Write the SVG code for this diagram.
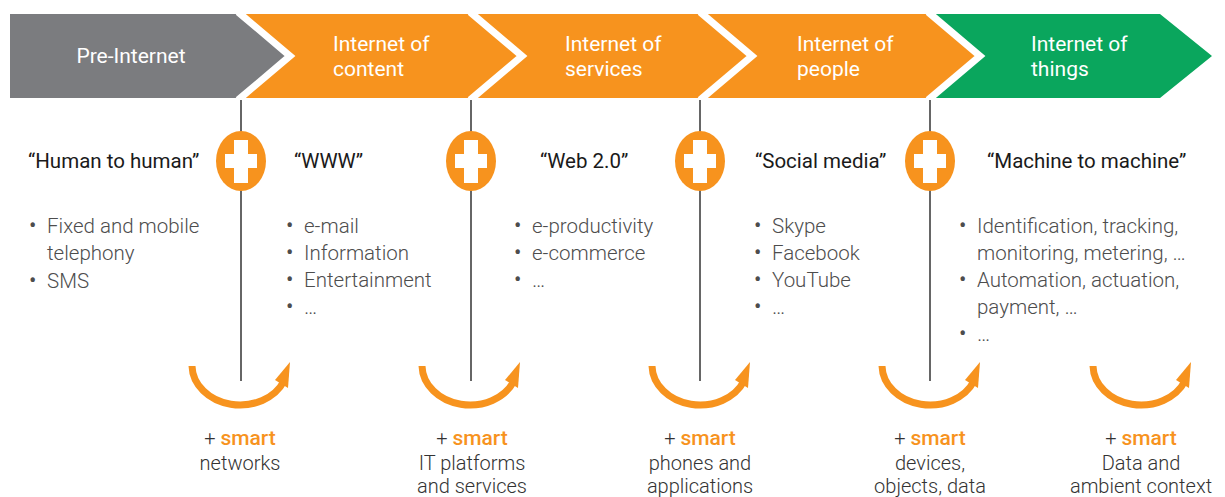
<svg xmlns="http://www.w3.org/2000/svg" width="1225" height="497" viewBox="0 0 1225 497">
<defs>
<style>
.hdr{font-family:Roboto,"Liberation Sans",sans-serif;font-size:21px;fill:#fff}
.ttl{font-family:Roboto,"Liberation Sans",sans-serif;font-size:20.5px;fill:#1a1a1a}
.bul{font-family:Roboto,"Liberation Sans",sans-serif;font-size:20.5px;fill:#4d4d4d;font-weight:300}
.dot{font-family:Roboto,"Liberation Sans",sans-serif;font-size:22px;fill:#4d4d4d}
.bot{font-family:Roboto,"Liberation Sans",sans-serif;font-size:20px;fill:#333;font-weight:300;text-anchor:middle}
.sm{fill:#f7931e;font-weight:500;font-size:21px}
.vline{stroke:#333;stroke-width:1.5}
.arc{fill:none;stroke:#f7931e;stroke-width:7}
.sep{fill:none;stroke:#fff;stroke-width:7}
</style>
<g id="plus">
<ellipse cx="0" cy="0" rx="25" ry="30" fill="#f7931e"/>
<rect x="-7" y="-21" width="14" height="43" fill="#fff"/>
<rect x="-16" y="-7" width="32" height="14" fill="#fff"/>
</g>
<g id="turn">
<path class="arc" d="M-48,0 A48,40 0 0 0 44,15"/>
<polygon points="50,-4 48,22 35,14" fill="#f7931e"/>
</g>
</defs>
<rect width="1225" height="497" fill="#fff"/>

<g id="stage-pre-internet">
<polygon points="10,14 238,14 290,56 238,98 10,98" fill="#7b7c7f"/>
<text class="hdr" x="131" y="63" text-anchor="middle">Pre-Internet</text>
</g>
<g id="stage-content">
<polygon points="238,14 470,14 522,56 470,98 238,98 290,56" fill="#f7931e"/>
<text class="hdr" x="333" y="51">Internet of</text>
<text class="hdr" x="333" y="76">content</text>
</g>
<g id="stage-services">
<polygon points="470,14 700,14 752,56 700,98 470,98 522,56" fill="#f7931e"/>
<text class="hdr" x="565" y="51">Internet of</text>
<text class="hdr" x="565" y="76">services</text>
</g>
<g id="stage-people">
<polygon points="700,14 928,14 980,56 928,98 700,98 752,56" fill="#f7931e"/>
<text class="hdr" x="797" y="51">Internet of</text>
<text class="hdr" x="797" y="76">people</text>
</g>
<g id="stage-things">
<polygon points="928,14 1160,14 1212,56 1160,98 928,98 980,56" fill="#0aa65d"/>
<text class="hdr" x="1031" y="51">Internet of</text>
<text class="hdr" x="1031" y="76">things</text>
</g>
<g id="separators">
<polyline class="sep" points="238,12 290,56 238,100"/>
<polyline class="sep" points="470,12 522,56 470,100"/>
<polyline class="sep" points="700,12 752,56 700,100"/>
<polyline class="sep" points="928,12 980,56 928,100"/>
</g>

<g id="connectors">
<line class="vline" x1="241" y1="100" x2="241" y2="381"/>
<line class="vline" x1="471" y1="100" x2="471" y2="381"/>
<line class="vline" x1="700" y1="100" x2="700" y2="381"/>
<line class="vline" x1="930" y1="100" x2="930" y2="381"/>
<use href="#turn" x="240" y="366"/>
<use href="#turn" x="470" y="366"/>
<use href="#turn" x="700" y="366"/>
<use href="#turn" x="930" y="366"/>
<use href="#turn" x="1141" y="366"/>
</g>

<g id="plus-1"><use href="#plus" x="241" y="161"/></g>
<g id="plus-2"><use href="#plus" x="471" y="161"/></g>
<g id="plus-3"><use href="#plus" x="700" y="161"/></g>
<g id="plus-4"><use href="#plus" x="930" y="161"/></g>

<g id="col-human">
<text class="ttl" x="28" y="168">“Human to human”</text>
<text class="dot" x="29" y="233">•</text><text class="bul" x="47" y="233">Fixed and mobile</text>
<text class="bul" x="47" y="260">telephony</text>
<text class="dot" x="29" y="288">•</text><text class="bul" x="47" y="288">SMS</text>
</g>
<g id="col-www">
<text class="ttl" x="294" y="168">“WWW”</text>
<text class="dot" x="286" y="233">•</text><text class="bul" x="304" y="233">e-mail</text>
<text class="dot" x="286" y="260">•</text><text class="bul" x="304" y="260">Information</text>
<text class="dot" x="286" y="287">•</text><text class="bul" x="304" y="287">Entertainment</text>
<text class="dot" x="286" y="314">•</text><text class="bul" x="304" y="314">…</text>
</g>
<g id="col-web20">
<text class="ttl" x="540" y="168">“Web 2.0”</text>
<text class="dot" x="514" y="233">•</text><text class="bul" x="532" y="233">e-productivity</text>
<text class="dot" x="514" y="260">•</text><text class="bul" x="532" y="260">e-commerce</text>
<text class="dot" x="514" y="287">•</text><text class="bul" x="532" y="287">…</text>
</g>
<g id="col-social">
<text class="ttl" x="755" y="168">“Social media”</text>
<text class="dot" x="754" y="233">•</text><text class="bul" x="772" y="233">Skype</text>
<text class="dot" x="754" y="260">•</text><text class="bul" x="772" y="260">Facebook</text>
<text class="dot" x="754" y="287">•</text><text class="bul" x="772" y="287">YouTube</text>
<text class="dot" x="754" y="314">•</text><text class="bul" x="772" y="314">…</text>
</g>
<g id="col-m2m">
<text class="ttl" x="987" y="168">“Machine to machine”</text>
<text class="dot" x="959" y="233">•</text><text class="bul" x="977" y="233">Identification, tracking,</text>
<text class="bul" x="977" y="260">monitoring, metering, …</text>
<text class="dot" x="959" y="287">•</text><text class="bul" x="977" y="287">Automation, actuation,</text>
<text class="bul" x="977" y="314">payment, …</text>
<text class="dot" x="959" y="341">•</text><text class="bul" x="977" y="341">…</text>
</g>

<g id="smart-networks">
<text class="bot" x="240" y="445">+ <tspan class="sm">smart</tspan></text>
<text class="bot" x="240" y="470">networks</text>
</g>
<g id="smart-platforms">
<text class="bot" x="472" y="445">+ <tspan class="sm">smart</tspan></text>
<text class="bot" x="472" y="470">IT platforms</text>
<text class="bot" x="472" y="493">and services</text>
</g>
<g id="smart-phones">
<text class="bot" x="700" y="445">+ <tspan class="sm">smart</tspan></text>
<text class="bot" x="700" y="470">phones and</text>
<text class="bot" x="700" y="493">applications</text>
</g>
<g id="smart-devices">
<text class="bot" x="930" y="445">+ <tspan class="sm">smart</tspan></text>
<text class="bot" x="930" y="470">devices,</text>
<text class="bot" x="930" y="493">objects, data</text>
</g>
<g id="smart-data">
<text class="bot" x="1141" y="445">+ <tspan class="sm">smart</tspan></text>
<text class="bot" x="1141" y="470">Data and</text>
<text class="bot" x="1141" y="493">ambient context</text>
</g>
</svg>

⁂

• **GIVEN TASK**:
Repeat the full listing above exactly, with no pictures in the copy.

• **EXPECTED ANSWER**:
Write the SVG code for this diagram.
<svg xmlns="http://www.w3.org/2000/svg" width="1225" height="497" viewBox="0 0 1225 497">
<defs>
<style>
.hdr{font-family:Roboto,"Liberation Sans",sans-serif;font-size:21px;fill:#fff}
.ttl{font-family:Roboto,"Liberation Sans",sans-serif;font-size:20.5px;fill:#1a1a1a}
.bul{font-family:Roboto,"Liberation Sans",sans-serif;font-size:20.5px;fill:#4d4d4d;font-weight:300}
.dot{font-family:Roboto,"Liberation Sans",sans-serif;font-size:22px;fill:#4d4d4d}
.bot{font-family:Roboto,"Liberation Sans",sans-serif;font-size:20px;fill:#333;font-weight:300;text-anchor:middle}
.sm{fill:#f7931e;font-weight:500;font-size:21px}
.vline{stroke:#333;stroke-width:1.5}
.arc{fill:none;stroke:#f7931e;stroke-width:7}
.sep{fill:none;stroke:#fff;stroke-width:7}
</style>
<g id="plus">
<ellipse cx="0" cy="0" rx="25" ry="30" fill="#f7931e"/>
<rect x="-7" y="-21" width="14" height="43" fill="#fff"/>
<rect x="-16" y="-7" width="32" height="14" fill="#fff"/>
</g>
<g id="turn">
<path class="arc" d="M-48,0 A48,40 0 0 0 44,15"/>
<polygon points="50,-4 48,22 35,14" fill="#f7931e"/>
</g>
</defs>
<rect width="1225" height="497" fill="#fff"/>

<g id="stage-pre-internet">
<polygon points="10,14 238,14 290,56 238,98 10,98" fill="#7b7c7f"/>
<text class="hdr" x="131" y="63" text-anchor="middle">Pre-Internet</text>
</g>
<g id="stage-content">
<polygon points="238,14 470,14 522,56 470,98 238,98 290,56" fill="#f7931e"/>
<text class="hdr" x="333" y="51">Internet of</text>
<text class="hdr" x="333" y="76">content</text>
</g>
<g id="stage-services">
<polygon points="470,14 700,14 752,56 700,98 470,98 522,56" fill="#f7931e"/>
<text class="hdr" x="565" y="51">Internet of</text>
<text class="hdr" x="565" y="76">services</text>
</g>
<g id="stage-people">
<polygon points="700,14 928,14 980,56 928,98 700,98 752,56" fill="#f7931e"/>
<text class="hdr" x="797" y="51">Internet of</text>
<text class="hdr" x="797" y="76">people</text>
</g>
<g id="stage-things">
<polygon points="928,14 1160,14 1212,56 1160,98 928,98 980,56" fill="#0aa65d"/>
<text class="hdr" x="1031" y="51">Internet of</text>
<text class="hdr" x="1031" y="76">things</text>
</g>
<g id="separators">
<polyline class="sep" points="238,12 290,56 238,100"/>
<polyline class="sep" points="470,12 522,56 470,100"/>
<polyline class="sep" points="700,12 752,56 700,100"/>
<polyline class="sep" points="928,12 980,56 928,100"/>
</g>

<g id="connectors">
<line class="vline" x1="241" y1="100" x2="241" y2="381"/>
<line class="vline" x1="471" y1="100" x2="471" y2="381"/>
<line class="vline" x1="700" y1="100" x2="700" y2="381"/>
<line class="vline" x1="930" y1="100" x2="930" y2="381"/>
<use href="#turn" x="240" y="366"/>
<use href="#turn" x="470" y="366"/>
<use href="#turn" x="700" y="366"/>
<use href="#turn" x="930" y="366"/>
<use href="#turn" x="1141" y="366"/>
</g>

<g id="plus-1"><use href="#plus" x="241" y="161"/></g>
<g id="plus-2"><use href="#plus" x="471" y="161"/></g>
<g id="plus-3"><use href="#plus" x="700" y="161"/></g>
<g id="plus-4"><use href="#plus" x="930" y="161"/></g>

<g id="col-human">
<text class="ttl" x="28" y="168">“Human to human”</text>
<text class="dot" x="29" y="233">•</text><text class="bul" x="47" y="233">Fixed and mobile</text>
<text class="bul" x="47" y="260">telephony</text>
<text class="dot" x="29" y="288">•</text><text class="bul" x="47" y="288">SMS</text>
</g>
<g id="col-www">
<text class="ttl" x="294" y="168">“WWW”</text>
<text class="dot" x="286" y="233">•</text><text class="bul" x="304" y="233">e-mail</text>
<text class="dot" x="286" y="260">•</text><text class="bul" x="304" y="260">Information</text>
<text class="dot" x="286" y="287">•</text><text class="bul" x="304" y="287">Entertainment</text>
<text class="dot" x="286" y="314">•</text><text class="bul" x="304" y="314">…</text>
</g>
<g id="col-web20">
<text class="ttl" x="540" y="168">“Web 2.0”</text>
<text class="dot" x="514" y="233">•</text><text class="bul" x="532" y="233">e-productivity</text>
<text class="dot" x="514" y="260">•</text><text class="bul" x="532" y="260">e-commerce</text>
<text class="dot" x="514" y="287">•</text><text class="bul" x="532" y="287">…</text>
</g>
<g id="col-social">
<text class="ttl" x="755" y="168">“Social media”</text>
<text class="dot" x="754" y="233">•</text><text class="bul" x="772" y="233">Skype</text>
<text class="dot" x="754" y="260">•</text><text class="bul" x="772" y="260">Facebook</text>
<text class="dot" x="754" y="287">•</text><text class="bul" x="772" y="287">YouTube</text>
<text class="dot" x="754" y="314">•</text><text class="bul" x="772" y="314">…</text>
</g>
<g id="col-m2m">
<text class="ttl" x="987" y="168">“Machine to machine”</text>
<text class="dot" x="959" y="233">•</text><text class="bul" x="977" y="233">Identification, tracking,</text>
<text class="bul" x="977" y="260">monitoring, metering, …</text>
<text class="dot" x="959" y="287">•</text><text class="bul" x="977" y="287">Automation, actuation,</text>
<text class="bul" x="977" y="314">payment, …</text>
<text class="dot" x="959" y="341">•</text><text class="bul" x="977" y="341">…</text>
</g>

<g id="smart-networks">
<text class="bot" x="240" y="445">+ <tspan class="sm">smart</tspan></text>
<text class="bot" x="240" y="470">networks</text>
</g>
<g id="smart-platforms">
<text class="bot" x="472" y="445">+ <tspan class="sm">smart</tspan></text>
<text class="bot" x="472" y="470">IT platforms</text>
<text class="bot" x="472" y="493">and services</text>
</g>
<g id="smart-phones">
<text class="bot" x="700" y="445">+ <tspan class="sm">smart</tspan></text>
<text class="bot" x="700" y="470">phones and</text>
<text class="bot" x="700" y="493">applications</text>
</g>
<g id="smart-devices">
<text class="bot" x="930" y="445">+ <tspan class="sm">smart</tspan></text>
<text class="bot" x="930" y="470">devices,</text>
<text class="bot" x="930" y="493">objects, data</text>
</g>
<g id="smart-data">
<text class="bot" x="1141" y="445">+ <tspan class="sm">smart</tspan></text>
<text class="bot" x="1141" y="470">Data and</text>
<text class="bot" x="1141" y="493">ambient context</text>
</g>
</svg>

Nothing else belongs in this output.